**Records provided**
-- -- --

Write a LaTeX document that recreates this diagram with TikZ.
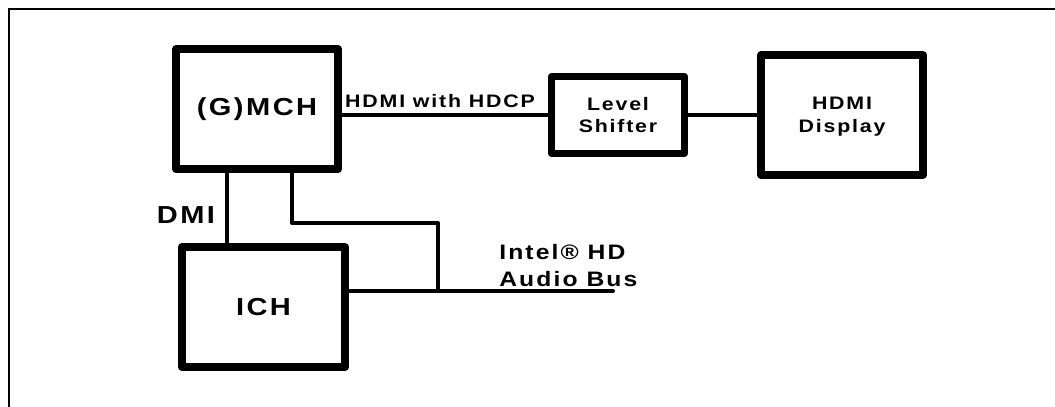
\documentclass[tikz,border=0pt]{standalone}
\usepackage{fontspec}
\setmainfont{Liberation Sans}[FakeStretch=1.18, LetterSpace=10]
\usetikzlibrary{calc}

\begin{document}
\begin{tikzpicture}[
	chip/.style={draw, line width=0.16cm, line join=round, inner sep=0pt, align=center,
		font=\bfseries\fontsize{14}{17}\selectfont},
	smallchip/.style={chip, line width=0.14cm, text depth=0pt, font=\bfseries\fontsize{10.3}{13}\selectfont},
	wire/.style={line width=0.08cm, line cap=round, line join=round},
	lbl/.style={inner sep=0pt, font=\bfseries\fontsize{10.3}{13}\selectfont},
	biglbl/.style={lbl, font=\bfseries\fontsize{14}{17}\selectfont},
	buslbl/.style={lbl, align=left, font=\bfseries\fontsize{11.9}{15.3}\selectfont}
]
	\useasboundingbox (0, 0) rectangle (21.1, 8.14);

	% frame
	\draw[line width=0.045cm] (0.18, 0) -- (0.18, 7.96) -- (21.2, 7.96);

	\node[chip, minimum width=3.24cm, minimum height=2.4cm] (gmch) at (5.14, 5.96) {(G)MCH};
	\node[chip, minimum width=3.26cm, minimum height=2.4cm] (ich) at (5.27, 2.0) {ICH};
	\node[smallchip, minimum width=2.66cm, minimum height=1.54cm] (ls) at (12.36, 5.84) {Level\\Shifter};
	\node[smallchip, line width=0.16cm, minimum width=3.24cm, minimum height=2.4cm, yshift=-0.04cm] (disp) at (16.84, 5.88) {HDMI\\Display};

	\coordinate (bend) at (8.76, 3.68);
	\coordinate (tap) at (8.76, 2.32);
	\coordinate (busend) at (12.26, 2.32);

	% links between the chips
	\draw[wire] (gmch.east |- ls.west) -- node[lbl, above=0.1cm, xshift=-0.1cm] {HDMI with HDCP} (ls.west);
	\draw[wire] (ls) -- (ls -| disp.west);
	\draw[wire] ([xshift=-0.6cm]gmch.south) -- node[biglbl, pos=0.6, left=0.2cm] {DMI} ([xshift=-0.6cm]gmch.south |- ich.north);
	\draw[wire] ([xshift=0.7cm]gmch.south) |- (bend) -- (tap);
	\draw[wire] (ich.east |- tap) -- (busend);

	\node[buslbl, anchor=south west] (bus) at (9.98, 2.4) {Intel® HD\\Audio Bus};
\end{tikzpicture}
\end{document}
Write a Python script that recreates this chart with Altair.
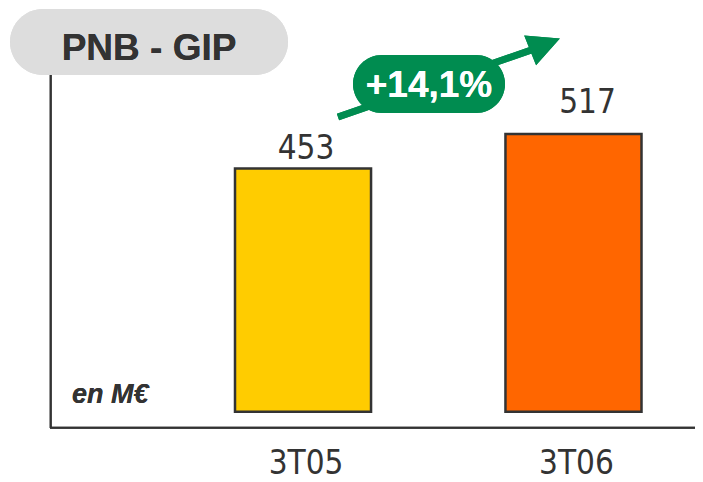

-- -- --

**Aim**
Write the lines above out again exactly, without any of their pictures.

**Exercise answer**
Write a LaTeX document that recreates this diagram with TikZ.
\documentclass[tikz,border=0pt]{standalone}
\usepackage{fontspec}
\setmainfont{Liberation Sans}[FakeStretch=1.18, LetterSpace=10]
\usetikzlibrary{calc}

\begin{document}
\begin{tikzpicture}[
	chip/.style={draw, line width=0.16cm, line join=round, inner sep=0pt, align=center,
		font=\bfseries\fontsize{14}{17}\selectfont},
	smallchip/.style={chip, line width=0.14cm, text depth=0pt, font=\bfseries\fontsize{10.3}{13}\selectfont},
	wire/.style={line width=0.08cm, line cap=round, line join=round},
	lbl/.style={inner sep=0pt, font=\bfseries\fontsize{10.3}{13}\selectfont},
	biglbl/.style={lbl, font=\bfseries\fontsize{14}{17}\selectfont},
	buslbl/.style={lbl, align=left, font=\bfseries\fontsize{11.9}{15.3}\selectfont}
]
	\useasboundingbox (0, 0) rectangle (21.1, 8.14);

	% frame
	\draw[line width=0.045cm] (0.18, 0) -- (0.18, 7.96) -- (21.2, 7.96);

	\node[chip, minimum width=3.24cm, minimum height=2.4cm] (gmch) at (5.14, 5.96) {(G)MCH};
	\node[chip, minimum width=3.26cm, minimum height=2.4cm] (ich) at (5.27, 2.0) {ICH};
	\node[smallchip, minimum width=2.66cm, minimum height=1.54cm] (ls) at (12.36, 5.84) {Level\\Shifter};
	\node[smallchip, line width=0.16cm, minimum width=3.24cm, minimum height=2.4cm, yshift=-0.04cm] (disp) at (16.84, 5.88) {HDMI\\Display};

	\coordinate (bend) at (8.76, 3.68);
	\coordinate (tap) at (8.76, 2.32);
	\coordinate (busend) at (12.26, 2.32);

	% links between the chips
	\draw[wire] (gmch.east |- ls.west) -- node[lbl, above=0.1cm, xshift=-0.1cm] {HDMI with HDCP} (ls.west);
	\draw[wire] (ls) -- (ls -| disp.west);
	\draw[wire] ([xshift=-0.6cm]gmch.south) -- node[biglbl, pos=0.6, left=0.2cm] {DMI} ([xshift=-0.6cm]gmch.south |- ich.north);
	\draw[wire] ([xshift=0.7cm]gmch.south) |- (bend) -- (tap);
	\draw[wire] (ich.east |- tap) -- (busend);

	\node[buslbl, anchor=south west] (bus) at (9.98, 2.4) {Intel® HD\\Audio Bus};
\end{tikzpicture}
\end{document}
Write a Python script that recreates this chart with Altair.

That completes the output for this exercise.